Provided entries>

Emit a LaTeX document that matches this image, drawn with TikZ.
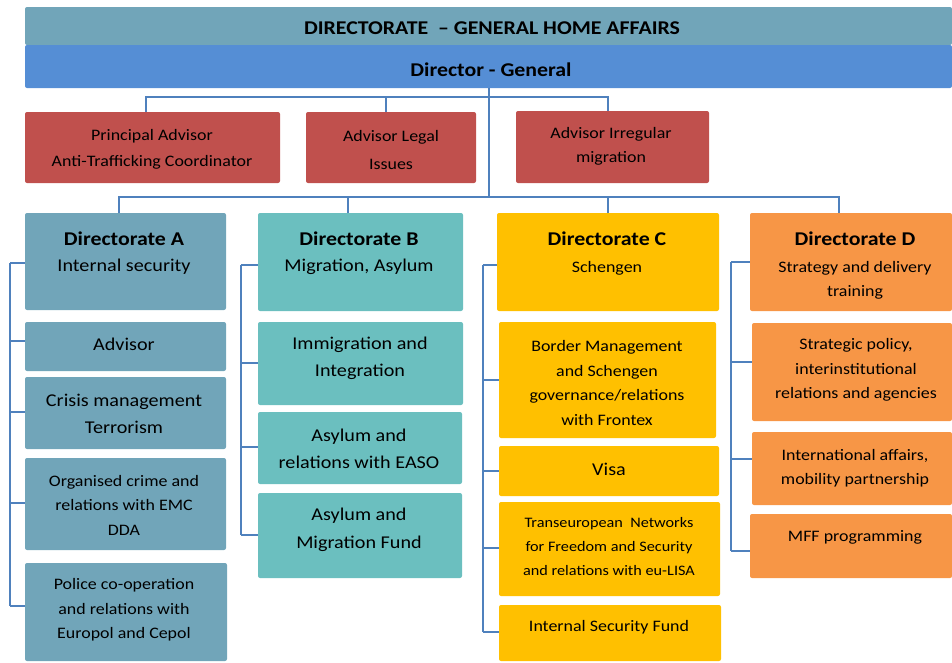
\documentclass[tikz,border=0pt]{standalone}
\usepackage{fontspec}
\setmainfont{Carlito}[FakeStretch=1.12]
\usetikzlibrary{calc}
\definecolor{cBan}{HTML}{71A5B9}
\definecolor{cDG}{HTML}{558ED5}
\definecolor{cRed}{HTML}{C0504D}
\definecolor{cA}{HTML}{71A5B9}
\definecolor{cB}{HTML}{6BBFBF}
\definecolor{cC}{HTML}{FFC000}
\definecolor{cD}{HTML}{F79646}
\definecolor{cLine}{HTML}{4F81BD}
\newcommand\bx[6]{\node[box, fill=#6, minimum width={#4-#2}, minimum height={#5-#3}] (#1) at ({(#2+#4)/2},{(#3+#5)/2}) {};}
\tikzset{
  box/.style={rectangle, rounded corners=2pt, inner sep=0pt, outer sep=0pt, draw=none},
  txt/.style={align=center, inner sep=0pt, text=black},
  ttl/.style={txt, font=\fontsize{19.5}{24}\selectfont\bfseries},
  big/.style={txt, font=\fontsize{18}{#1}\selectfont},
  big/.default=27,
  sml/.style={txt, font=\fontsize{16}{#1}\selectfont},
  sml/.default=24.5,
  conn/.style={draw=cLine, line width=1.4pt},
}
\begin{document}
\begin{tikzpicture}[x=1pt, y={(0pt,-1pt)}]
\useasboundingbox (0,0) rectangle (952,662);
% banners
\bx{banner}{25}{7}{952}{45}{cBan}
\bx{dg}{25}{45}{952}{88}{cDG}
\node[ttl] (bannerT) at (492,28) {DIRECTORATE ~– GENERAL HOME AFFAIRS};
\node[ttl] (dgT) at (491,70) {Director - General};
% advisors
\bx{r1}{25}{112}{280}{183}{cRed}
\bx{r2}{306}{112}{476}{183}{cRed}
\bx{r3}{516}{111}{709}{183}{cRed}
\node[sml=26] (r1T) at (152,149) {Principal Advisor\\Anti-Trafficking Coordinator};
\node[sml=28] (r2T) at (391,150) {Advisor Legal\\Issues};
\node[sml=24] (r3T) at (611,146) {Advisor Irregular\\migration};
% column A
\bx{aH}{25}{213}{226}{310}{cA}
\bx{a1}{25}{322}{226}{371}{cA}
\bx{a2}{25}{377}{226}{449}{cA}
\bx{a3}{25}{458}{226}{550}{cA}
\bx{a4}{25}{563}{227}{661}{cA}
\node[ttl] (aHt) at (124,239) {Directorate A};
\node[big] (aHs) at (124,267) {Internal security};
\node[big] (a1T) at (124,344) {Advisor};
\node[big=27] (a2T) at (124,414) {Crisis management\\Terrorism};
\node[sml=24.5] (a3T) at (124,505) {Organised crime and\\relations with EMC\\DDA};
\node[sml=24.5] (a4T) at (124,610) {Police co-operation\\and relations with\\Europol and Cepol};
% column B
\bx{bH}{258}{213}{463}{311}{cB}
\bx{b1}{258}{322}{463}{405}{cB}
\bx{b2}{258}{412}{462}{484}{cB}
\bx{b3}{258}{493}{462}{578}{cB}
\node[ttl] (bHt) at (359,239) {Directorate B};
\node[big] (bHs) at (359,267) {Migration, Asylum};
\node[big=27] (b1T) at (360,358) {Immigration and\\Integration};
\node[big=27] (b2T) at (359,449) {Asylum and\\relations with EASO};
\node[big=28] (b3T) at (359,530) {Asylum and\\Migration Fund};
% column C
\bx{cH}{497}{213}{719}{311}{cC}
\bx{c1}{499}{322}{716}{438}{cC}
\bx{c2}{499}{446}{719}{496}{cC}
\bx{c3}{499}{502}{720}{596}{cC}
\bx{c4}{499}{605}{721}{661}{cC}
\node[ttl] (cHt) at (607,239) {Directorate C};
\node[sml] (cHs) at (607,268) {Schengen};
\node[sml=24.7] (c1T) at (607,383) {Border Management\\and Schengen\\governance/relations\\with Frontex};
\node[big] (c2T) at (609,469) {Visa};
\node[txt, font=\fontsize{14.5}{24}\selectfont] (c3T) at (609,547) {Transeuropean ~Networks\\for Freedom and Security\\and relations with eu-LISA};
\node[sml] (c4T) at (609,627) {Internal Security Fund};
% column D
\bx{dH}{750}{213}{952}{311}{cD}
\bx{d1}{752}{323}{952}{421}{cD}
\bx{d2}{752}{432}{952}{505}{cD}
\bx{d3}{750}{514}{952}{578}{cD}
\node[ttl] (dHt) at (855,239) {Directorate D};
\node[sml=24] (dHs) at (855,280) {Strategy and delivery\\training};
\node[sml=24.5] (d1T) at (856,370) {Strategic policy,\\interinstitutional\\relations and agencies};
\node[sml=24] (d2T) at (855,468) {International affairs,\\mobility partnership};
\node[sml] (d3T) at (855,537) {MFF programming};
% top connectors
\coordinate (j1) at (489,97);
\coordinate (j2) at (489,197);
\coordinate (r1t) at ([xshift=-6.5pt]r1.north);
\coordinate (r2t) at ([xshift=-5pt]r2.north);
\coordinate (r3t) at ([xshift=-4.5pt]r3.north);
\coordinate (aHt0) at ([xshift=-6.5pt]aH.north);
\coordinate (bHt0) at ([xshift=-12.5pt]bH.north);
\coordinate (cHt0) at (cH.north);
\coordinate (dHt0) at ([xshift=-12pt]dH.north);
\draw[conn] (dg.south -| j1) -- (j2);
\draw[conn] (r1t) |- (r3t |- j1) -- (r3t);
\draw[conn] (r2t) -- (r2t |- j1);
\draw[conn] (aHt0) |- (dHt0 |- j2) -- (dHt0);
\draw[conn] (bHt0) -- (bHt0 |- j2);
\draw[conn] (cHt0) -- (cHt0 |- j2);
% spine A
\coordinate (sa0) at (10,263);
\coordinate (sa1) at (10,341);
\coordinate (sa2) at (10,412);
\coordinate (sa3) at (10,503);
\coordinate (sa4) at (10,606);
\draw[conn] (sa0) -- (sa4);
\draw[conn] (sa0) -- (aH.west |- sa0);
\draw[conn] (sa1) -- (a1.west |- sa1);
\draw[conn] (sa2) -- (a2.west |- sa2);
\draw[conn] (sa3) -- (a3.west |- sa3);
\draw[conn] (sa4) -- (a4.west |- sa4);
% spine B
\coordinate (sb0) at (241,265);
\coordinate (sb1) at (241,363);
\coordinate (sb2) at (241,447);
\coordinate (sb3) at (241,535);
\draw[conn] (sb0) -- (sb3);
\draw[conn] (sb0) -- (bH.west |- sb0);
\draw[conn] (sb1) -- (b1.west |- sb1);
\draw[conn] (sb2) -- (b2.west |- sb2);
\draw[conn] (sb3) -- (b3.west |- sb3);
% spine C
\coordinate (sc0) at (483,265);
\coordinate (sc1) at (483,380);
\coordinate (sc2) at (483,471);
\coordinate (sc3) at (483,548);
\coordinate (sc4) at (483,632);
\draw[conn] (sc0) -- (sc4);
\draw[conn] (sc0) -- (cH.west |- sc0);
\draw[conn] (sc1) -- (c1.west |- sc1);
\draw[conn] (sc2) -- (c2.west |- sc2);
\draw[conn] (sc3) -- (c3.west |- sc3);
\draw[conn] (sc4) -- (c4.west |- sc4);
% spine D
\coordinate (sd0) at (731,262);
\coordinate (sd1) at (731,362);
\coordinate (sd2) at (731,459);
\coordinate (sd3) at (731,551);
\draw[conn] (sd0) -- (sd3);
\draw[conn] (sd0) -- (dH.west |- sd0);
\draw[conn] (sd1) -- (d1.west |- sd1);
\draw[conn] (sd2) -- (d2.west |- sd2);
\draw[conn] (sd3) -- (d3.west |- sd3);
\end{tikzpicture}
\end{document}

* * *

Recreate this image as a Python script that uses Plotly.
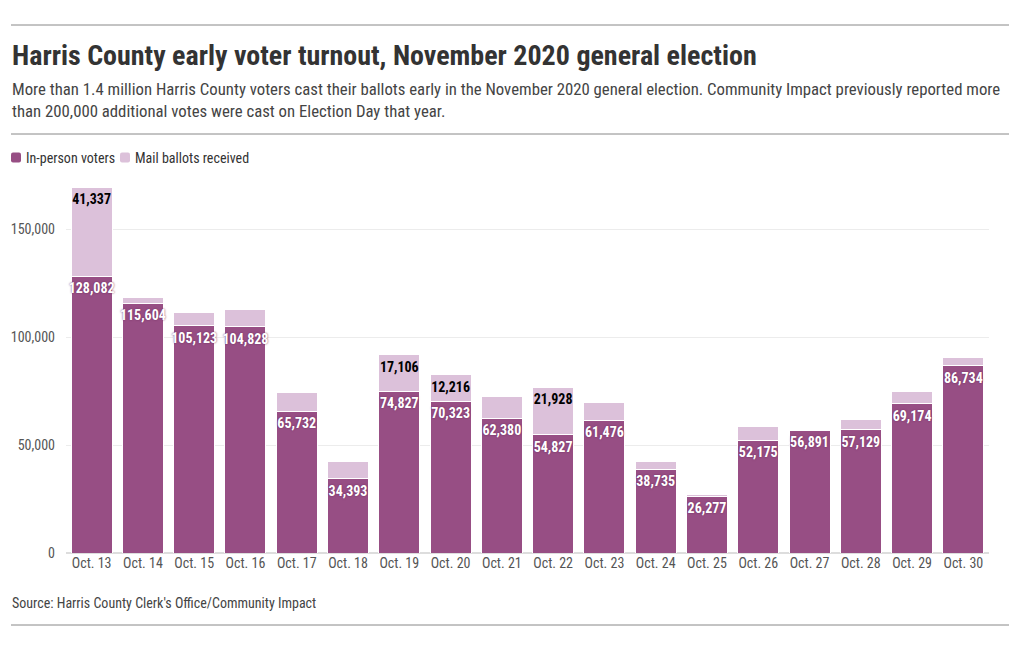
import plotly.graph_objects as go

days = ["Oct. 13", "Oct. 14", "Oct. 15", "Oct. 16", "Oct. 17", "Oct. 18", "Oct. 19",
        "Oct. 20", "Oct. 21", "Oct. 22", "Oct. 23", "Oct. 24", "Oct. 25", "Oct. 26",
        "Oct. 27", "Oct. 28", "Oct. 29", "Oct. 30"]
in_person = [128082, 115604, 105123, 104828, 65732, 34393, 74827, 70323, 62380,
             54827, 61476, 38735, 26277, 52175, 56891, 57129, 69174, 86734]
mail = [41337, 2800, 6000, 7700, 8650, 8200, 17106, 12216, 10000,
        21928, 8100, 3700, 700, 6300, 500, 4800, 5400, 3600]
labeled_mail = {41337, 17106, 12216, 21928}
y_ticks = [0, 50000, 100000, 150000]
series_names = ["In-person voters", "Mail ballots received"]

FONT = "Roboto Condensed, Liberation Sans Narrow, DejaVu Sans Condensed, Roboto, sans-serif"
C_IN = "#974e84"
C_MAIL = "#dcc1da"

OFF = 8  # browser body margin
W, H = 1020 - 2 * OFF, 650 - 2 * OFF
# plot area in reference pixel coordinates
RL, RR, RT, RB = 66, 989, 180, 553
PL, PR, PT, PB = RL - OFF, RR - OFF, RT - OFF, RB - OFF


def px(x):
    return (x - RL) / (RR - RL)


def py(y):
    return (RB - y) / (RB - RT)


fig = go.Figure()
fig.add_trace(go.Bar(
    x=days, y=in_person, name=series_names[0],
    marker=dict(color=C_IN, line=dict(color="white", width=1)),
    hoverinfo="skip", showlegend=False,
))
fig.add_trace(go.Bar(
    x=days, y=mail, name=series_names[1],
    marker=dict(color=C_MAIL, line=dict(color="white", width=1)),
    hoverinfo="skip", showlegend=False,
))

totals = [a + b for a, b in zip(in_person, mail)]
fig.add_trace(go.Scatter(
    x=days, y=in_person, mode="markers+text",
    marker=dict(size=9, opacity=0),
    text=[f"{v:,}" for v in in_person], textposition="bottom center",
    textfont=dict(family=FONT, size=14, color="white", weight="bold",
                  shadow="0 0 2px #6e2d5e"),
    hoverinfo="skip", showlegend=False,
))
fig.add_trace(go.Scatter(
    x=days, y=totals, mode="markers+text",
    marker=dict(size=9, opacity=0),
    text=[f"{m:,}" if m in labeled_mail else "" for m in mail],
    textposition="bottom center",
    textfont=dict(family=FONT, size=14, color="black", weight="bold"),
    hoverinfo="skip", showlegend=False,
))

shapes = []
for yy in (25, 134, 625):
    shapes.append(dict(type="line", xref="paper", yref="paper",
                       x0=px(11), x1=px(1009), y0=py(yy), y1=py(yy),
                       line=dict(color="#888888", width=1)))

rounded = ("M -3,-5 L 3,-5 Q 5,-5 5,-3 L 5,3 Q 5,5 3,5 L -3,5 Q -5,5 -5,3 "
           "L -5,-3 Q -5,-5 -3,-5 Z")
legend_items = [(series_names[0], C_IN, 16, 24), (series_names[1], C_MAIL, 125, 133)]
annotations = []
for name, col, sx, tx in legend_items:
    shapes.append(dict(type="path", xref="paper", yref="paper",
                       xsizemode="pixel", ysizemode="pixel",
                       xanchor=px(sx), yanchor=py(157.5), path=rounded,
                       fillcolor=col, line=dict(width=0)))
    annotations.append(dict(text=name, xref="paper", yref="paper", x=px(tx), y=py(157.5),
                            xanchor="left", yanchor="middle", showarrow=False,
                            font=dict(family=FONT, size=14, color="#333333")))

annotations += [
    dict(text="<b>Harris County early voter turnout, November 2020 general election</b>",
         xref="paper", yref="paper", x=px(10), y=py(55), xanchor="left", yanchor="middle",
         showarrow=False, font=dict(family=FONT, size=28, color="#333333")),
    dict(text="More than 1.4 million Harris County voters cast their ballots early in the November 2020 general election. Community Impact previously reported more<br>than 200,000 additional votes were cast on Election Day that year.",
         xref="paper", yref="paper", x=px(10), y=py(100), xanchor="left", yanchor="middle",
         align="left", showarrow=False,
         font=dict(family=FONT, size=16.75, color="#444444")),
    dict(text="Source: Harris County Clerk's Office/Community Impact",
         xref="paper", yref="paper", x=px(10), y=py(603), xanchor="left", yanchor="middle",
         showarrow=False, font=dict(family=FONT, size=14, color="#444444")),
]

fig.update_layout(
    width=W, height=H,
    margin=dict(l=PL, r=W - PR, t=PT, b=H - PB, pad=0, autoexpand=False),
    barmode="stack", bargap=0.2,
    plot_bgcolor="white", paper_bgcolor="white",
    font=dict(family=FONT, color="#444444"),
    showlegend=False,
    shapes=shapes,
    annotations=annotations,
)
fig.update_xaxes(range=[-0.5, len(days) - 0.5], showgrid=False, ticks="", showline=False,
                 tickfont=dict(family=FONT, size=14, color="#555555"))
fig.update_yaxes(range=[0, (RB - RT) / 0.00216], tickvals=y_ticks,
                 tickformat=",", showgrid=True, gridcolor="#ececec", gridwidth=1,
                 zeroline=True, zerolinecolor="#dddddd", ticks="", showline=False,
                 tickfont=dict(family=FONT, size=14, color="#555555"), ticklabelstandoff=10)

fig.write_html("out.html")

...

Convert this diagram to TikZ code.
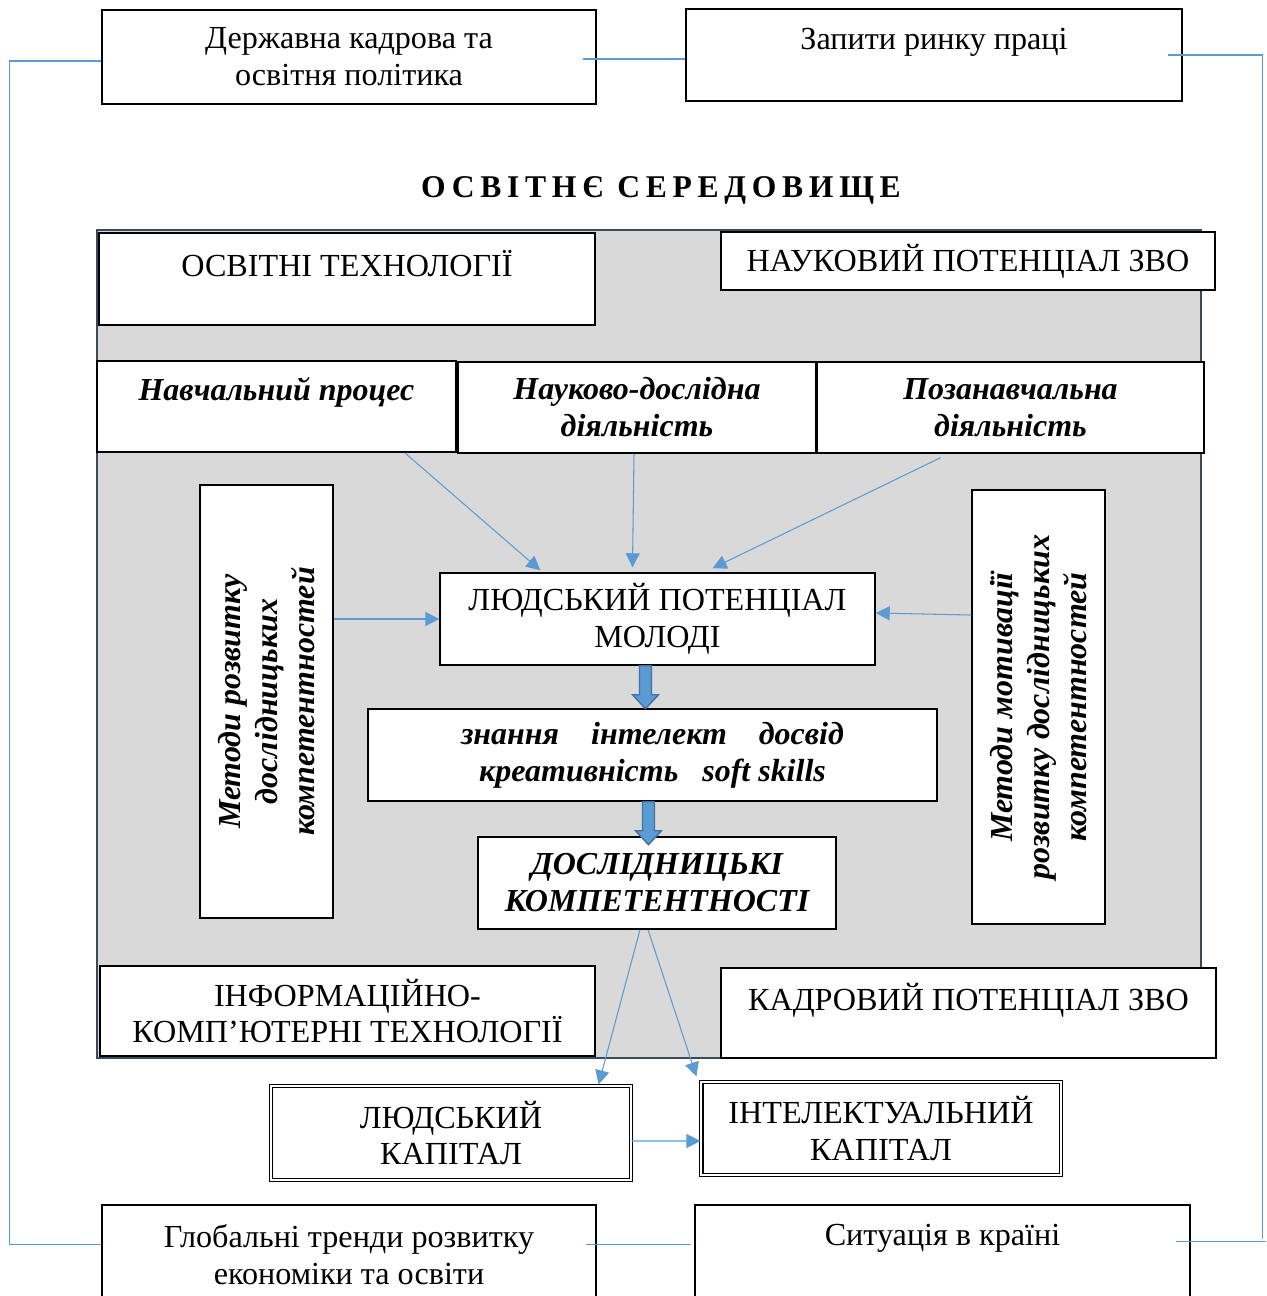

Exercise description> Retype exactly the lines from the one with "Recreate this image" through the one with "import plotly.graph_objects as go", both included, and nothing else; leave out the pictures.

Answer to this exercise>
Recreate this image as a Python script that uses Plotly.
import plotly.graph_objects as go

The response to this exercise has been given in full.